═════ DATA EXTRACT ═════

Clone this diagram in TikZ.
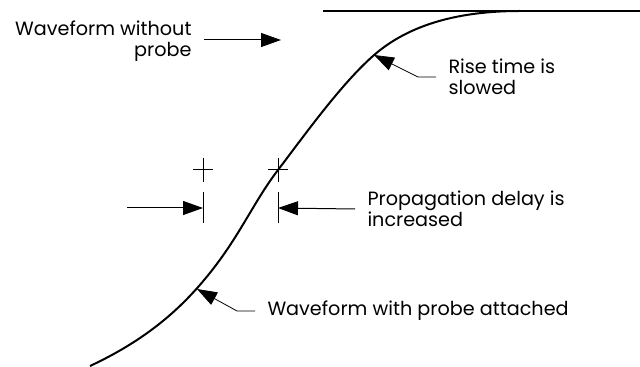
\documentclass[tikz,border=0pt]{standalone}
\usepackage{fontspec}
\setmainfont{Poppins}
\usetikzlibrary{arrows.meta}

\begin{document}
\begin{tikzpicture}[
        x=0.5pt, y=-0.5pt,
        thin, line width=0.5pt,
        label/.style={font=\fontsize{9.6}{10.5}\selectfont, inner sep=0pt, align=left},
        pointer/.style={-{Triangle[length=10pt,width=7pt]}},
        leader/.style={line width=0.4pt},
        wave/.style={line width=1pt, line join=round}
    ]
        \useasboundingbox (0,0) rectangle (640,367);

        % waveform and final level
        \draw[wave] (323,11) -- (640,11);
        \draw[wave] (90,366) .. controls (150,338) and (185,305) .. (213,269)
            .. controls (241,233) and (255,200) .. (278,170)
            .. controls (301,140) and (340,85) .. (373,56)
            .. controls (409,24) and (460,11) .. (520,11);

        % points on the curve
        \coordinate (risetip) at (374,55);
        \coordinate (probetip) at (197,289);

        % labels
        \node[label, anchor=east, align=right] (without) at (192,41) {Waveform without\\probe};
        \node[label, anchor=west] (rise) at (448,77) {Rise time is\\slowed};
        \node[label, anchor=west] (prop) at (367,209) {Propagation delay is\\increased};
        \node[label, anchor=west] (with) at (267,311) {Waveform with probe attached};

        % cross marks and ticks
        \foreach \cx/\nm in {203/a, 278/b} {
            \draw (\cx-10,170) -- (\cx+10,170) (\cx,158) -- (\cx,182);
            \draw (\cx,192) -- (\cx,223);
            \coordinate (tick\nm) at (\cx,208);
        }
        \coordinate (lefttail) at (127,208);
        \coordinate (withouttip) at (281,40);

        % arrows
        \draw[pointer] ([xshift=6pt]without.east |- 0,40) -- (withouttip);
        \draw[pointer] (lefttail) -- (ticka);
        \draw[pointer] ([xshift=-6pt]prop.west) -- (tickb);
        \draw[leader, pointer] ([xshift=-6pt]rise.west) -- ++(-18,0) -- (risetip);
        \draw[leader, pointer] ([xshift=-6pt]with.west) -- ++(-18,0) -- (probetip);

\end{tikzpicture}
\end{document}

═════

▸ **YOUR GOAL**
In the data above, please extract the lines from the first one through the line with "(probetip) at (197,289);", exactly, and keep pictures out.

▸ **SOLVED EXERCISE**
Clone this diagram in TikZ.
\documentclass[tikz,border=0pt]{standalone}
\usepackage{fontspec}
\setmainfont{Poppins}
\usetikzlibrary{arrows.meta}

\begin{document}
\begin{tikzpicture}[
        x=0.5pt, y=-0.5pt,
        thin, line width=0.5pt,
        label/.style={font=\fontsize{9.6}{10.5}\selectfont, inner sep=0pt, align=left},
        pointer/.style={-{Triangle[length=10pt,width=7pt]}},
        leader/.style={line width=0.4pt},
        wave/.style={line width=1pt, line join=round}
    ]
        \useasboundingbox (0,0) rectangle (640,367);

        % waveform and final level
        \draw[wave] (323,11) -- (640,11);
        \draw[wave] (90,366) .. controls (150,338) and (185,305) .. (213,269)
            .. controls (241,233) and (255,200) .. (278,170)
            .. controls (301,140) and (340,85) .. (373,56)
            .. controls (409,24) and (460,11) .. (520,11);

        % points on the curve
        \coordinate (risetip) at (374,55);
        \coordinate (probetip) at (197,289);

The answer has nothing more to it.